◆ Stated problem:
Transcribe the entries below exactly.

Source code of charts

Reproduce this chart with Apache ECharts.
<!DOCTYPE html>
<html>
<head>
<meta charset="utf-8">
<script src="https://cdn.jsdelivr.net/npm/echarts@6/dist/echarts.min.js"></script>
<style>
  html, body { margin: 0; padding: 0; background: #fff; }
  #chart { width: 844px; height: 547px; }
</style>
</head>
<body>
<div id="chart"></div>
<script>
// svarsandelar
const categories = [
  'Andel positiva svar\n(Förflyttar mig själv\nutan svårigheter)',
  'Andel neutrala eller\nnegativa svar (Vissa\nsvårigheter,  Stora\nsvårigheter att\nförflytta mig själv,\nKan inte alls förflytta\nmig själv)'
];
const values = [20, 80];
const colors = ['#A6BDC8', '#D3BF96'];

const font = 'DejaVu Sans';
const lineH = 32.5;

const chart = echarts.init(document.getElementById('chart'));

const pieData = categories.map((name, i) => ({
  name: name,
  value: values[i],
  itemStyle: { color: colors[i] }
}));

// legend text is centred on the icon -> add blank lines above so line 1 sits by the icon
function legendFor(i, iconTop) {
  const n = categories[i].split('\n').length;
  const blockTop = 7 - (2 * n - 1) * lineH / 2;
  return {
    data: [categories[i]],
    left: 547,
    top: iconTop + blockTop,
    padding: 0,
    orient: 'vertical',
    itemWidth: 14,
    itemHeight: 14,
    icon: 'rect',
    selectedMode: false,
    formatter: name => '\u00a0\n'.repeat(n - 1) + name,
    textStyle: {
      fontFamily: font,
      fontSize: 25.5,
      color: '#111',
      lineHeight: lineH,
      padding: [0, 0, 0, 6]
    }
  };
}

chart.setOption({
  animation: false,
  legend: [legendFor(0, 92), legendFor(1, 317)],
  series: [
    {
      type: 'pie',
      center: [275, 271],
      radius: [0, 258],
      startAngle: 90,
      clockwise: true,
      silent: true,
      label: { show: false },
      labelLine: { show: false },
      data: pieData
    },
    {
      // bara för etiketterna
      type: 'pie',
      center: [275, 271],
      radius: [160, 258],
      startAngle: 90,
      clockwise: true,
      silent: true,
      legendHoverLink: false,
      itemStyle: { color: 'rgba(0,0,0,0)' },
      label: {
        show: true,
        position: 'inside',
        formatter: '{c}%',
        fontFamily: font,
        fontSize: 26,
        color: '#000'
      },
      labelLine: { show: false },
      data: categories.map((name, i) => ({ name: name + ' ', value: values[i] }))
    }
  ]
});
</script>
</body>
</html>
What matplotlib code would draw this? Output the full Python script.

◆ Task answer:
Reproduce this chart with Apache ECharts.
<!DOCTYPE html>
<html>
<head>
<meta charset="utf-8">
<script src="https://cdn.jsdelivr.net/npm/echarts@6/dist/echarts.min.js"></script>
<style>
  html, body { margin: 0; padding: 0; background: #fff; }
  #chart { width: 844px; height: 547px; }
</style>
</head>
<body>
<div id="chart"></div>
<script>
// svarsandelar
const categories = [
  'Andel positiva svar\n(Förflyttar mig själv\nutan svårigheter)',
  'Andel neutrala eller\nnegativa svar (Vissa\nsvårigheter,  Stora\nsvårigheter att\nförflytta mig själv,\nKan inte alls förflytta\nmig själv)'
];
const values = [20, 80];
const colors = ['#A6BDC8', '#D3BF96'];

const font = 'DejaVu Sans';
const lineH = 32.5;

const chart = echarts.init(document.getElementById('chart'));

const pieData = categories.map((name, i) => ({
  name: name,
  value: values[i],
  itemStyle: { color: colors[i] }
}));

// legend text is centred on the icon -> add blank lines above so line 1 sits by the icon
function legendFor(i, iconTop) {
  const n = categories[i].split('\n').length;
  const blockTop = 7 - (2 * n - 1) * lineH / 2;
  return {
    data: [categories[i]],
    left: 547,
    top: iconTop + blockTop,
    padding: 0,
    orient: 'vertical',
    itemWidth: 14,
    itemHeight: 14,
    icon: 'rect',
    selectedMode: false,
    formatter: name => '\u00a0\n'.repeat(n - 1) + name,
    textStyle: {
      fontFamily: font,
      fontSize: 25.5,
      color: '#111',
      lineHeight: lineH,
      padding: [0, 0, 0, 6]
    }
  };
}

chart.setOption({
  animation: false,
  legend: [legendFor(0, 92), legendFor(1, 317)],
  series: [
    {
      type: 'pie',
      center: [275, 271],
      radius: [0, 258],
      startAngle: 90,
      clockwise: true,
      silent: true,
      label: { show: false },
      labelLine: { show: false },
      data: pieData
    },
    {
      // bara för etiketterna
      type: 'pie',
      center: [275, 271],
      radius: [160, 258],
      startAngle: 90,
      clockwise: true,
      silent: true,
      legendHoverLink: false,
      itemStyle: { color: 'rgba(0,0,0,0)' },
      label: {
        show: true,
        position: 'inside',
        formatter: '{c}%',
        fontFamily: font,
        fontSize: 26,
        color: '#000'
      },
      labelLine: { show: false },
      data: categories.map((name, i) => ({ name: name + ' ', value: values[i] }))
    }
  ]
});
</script>
</body>
</html>
What matplotlib code would draw this? Output the full Python script.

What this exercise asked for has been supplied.